Andere interessante Kandidaten sind
Respiratory-Syncytial-Virus (RSV) und
Human parainfluenza viruses (HPIV), jeweils typische "Kinderkrankheiten" mit grippeähnlichen Symptomen, die bei Säuglingen problematisch (früher Kindstod, Pseudo-Krupp, Asthma etc.) ablaufen können, im Erwachsenenalter jedoch meist unter "Erkältung" rangieren. Jedoch gibt es Schätzungen, dass etwa ein Viertel aller "Grippetoten" nicht auf Influenza-Viren, sondern auf RSV zurückgeht. Forschungen in den USA zeigten bei über 90% aller Zweijährigen Antikörper gegen RSV, und bei 50% aller Säuglinge und fast allen Sechsjährigen Antikörper gegen
HPIV Typ 3. Beide Erreger sind auch die häufigsten Ursachen späterer "Erkältungen".
Für RSV und HPIV Typ 3 ist Übertragung vom Menschen auf Affen nachgewiesen, der Mensch gilt als Primärwirt. Interessanterweise wurde RSV zuerst bei Schimpansen festgestellt, bei denen es in den 1950er-Jahren ganze Horden ausrottete (sog. Chimpanzee Coryza Agent / CCA). Berücksichtigt man weiterhin, dass ausserafrikanische Affen z.T. hohe Immunisierung aufweisen (z.B. knapp 50% HPIV Typ 3-Immunisierung bei wilden indonesischen Makaken, vgl. folgenden Link), scheint eine Virus-Entwicklung
außerhalb Afrikas wahrscheinlich. Somit ist ein Szenario, in dem nicht-immunisierte Neandertaler auf bereits in Süd(-ost)-Asien immunisierte HSS bzw. Denisova-Menschen trafen, und diese Begegnung mehrheitlich nicht überlebten, durchaus denkbar.
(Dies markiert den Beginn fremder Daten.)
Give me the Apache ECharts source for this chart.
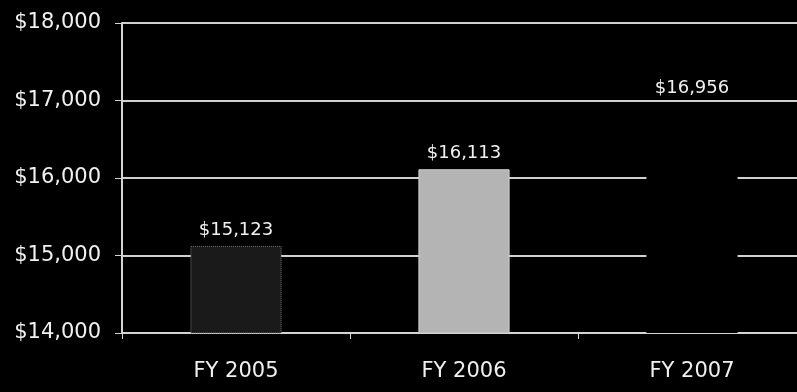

Identification of Simian Agent 10 as Human Parainfluenza Virus Type 3 Suggests Transmission of a Human Virus to an African Monkey
Hier ist im Übrigen erwähnenswert, dass das Risiko schwererer RSV-Erkrankungen scheinbar einerseits genetisch bedingt ist, zum anderen aber auch deutlich ansteigt, wenn die Erstinfektion nicht in den ersten sechs Lebensmonaten erfolgt. [
Letzteres ist ein wesentlicher Punkt der medizinischen Kritik an Frühimpfungen. Insbesondere Polio-, aber möglicherweise auch Mumps- und Masernimpfungen (beide Erreger mit RSV verwandt) könnten die letztendlich unvermeidliche RSV-Erstinfektion verzögern, und damit das Risiko eines komplikationsbehafteten, möglicherweise tödlichen Verlaufs erhöhen.]